Since capital expenditures and land-use controls are the two principal methods by which municipalities may affect land use, the enlightened community strives to coordinate them so that they reinforce each other. Capital investment in transportation, public facilities, and infrastructure can shape the land market. Land-use controls can permit what is desired and, within the sorts of limitations described, can prohibit what is not desired.

For example, consider the case of Westchester County, New York's so- called Platinum Mile. The name was chosen by local promoters with the usual lack of modesty that attends such christenings, but it is reasonably accurate. Along the border between two municipalities, namely the city of White Plains and the town of Harrison, is a massive collection of corporate headquarters and other office development. All told, these facilities provide many thousands of jobs and constitute hundreds of millions of dollars of tax base. It is the sort of complex that most communities would be delighted to have. How did it come into being?

First, the basic preconditions were there. One fact was a good location within the New York metropolitan area. This made it possible to capture firms that were moving out of New York City but wished to remain within the metropolitan area. It also made the area attractive to firms that were moving into the metropolitan area but did not need a Manhattan location with its very high costs.

But, given the existence of these preconditions, it was still necessary to turn them into reality. At the end of the 1950s, White Plains had been planning to build a bypass along its border with the town of Harrison. The road was to have been called the White Plains Arterial. At this time the Interstate Highway System was being laid out by the federal government in coordination with the states. City officials were quick to see the opportunity. They dropped the concept of the bypass and pushed to get the pathway of the arterial incorporated into the design for the Interstate Highway System.

The city was successful, and so Interstate Highway I-287 now runs between the two municipalities, increasing accessibility and greatly increasing land values and the potential for development. The crucial role of capital investment is clear. However, we note that 90 percent of the cost of building the interstate came from the federal government. Only the remaining 10 percent was paid by state and local governments. State and local funds were used to construct wide service roads on either side of the interstate and a series of overpasses across the interstate linking these roads. Thus a motorist leaving the interstate at one of several interchanges would have quick access to any point in the entire strip.

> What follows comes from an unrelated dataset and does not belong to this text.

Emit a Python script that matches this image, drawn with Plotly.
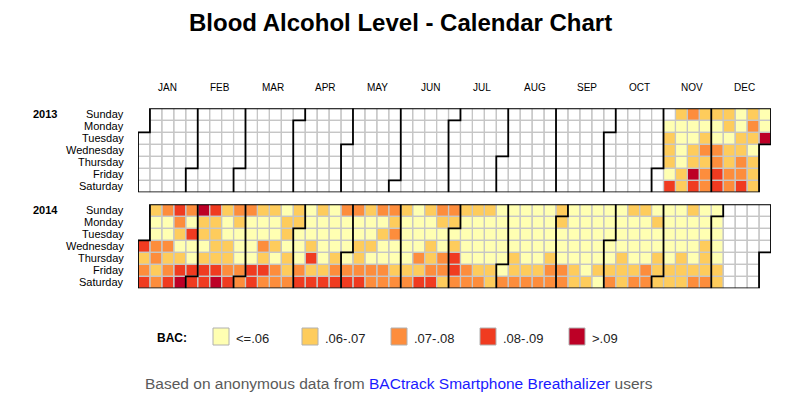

Having used capital investment—whether local funds or "foreign aid" from the federal government—to create demand on the site, it now remained to control land uses to produce a desirable result. The strategy used was to permit that which was desired and to prevent other land uses from blocking desirable development. Clearly, zoning to permit office development was one part of the strategy. Requiring large minimum sites for development prevented land from being chopped up by small, scattered development. Where there is good highway access in a relatively populous area, retailing is clearly a possibility. But strip commercial development would foreclose the possibility of office park development, both by eating up road frontage and also by creating an environment that would not be attractive to corporate headquarters and other "upscale" office development. That was eventually blocked by simply prohibiting retail uses. Thus, as a gardener favors the plants he or she wants by weeding out others, land-use controls were used to favor particular types of development by blocking other types.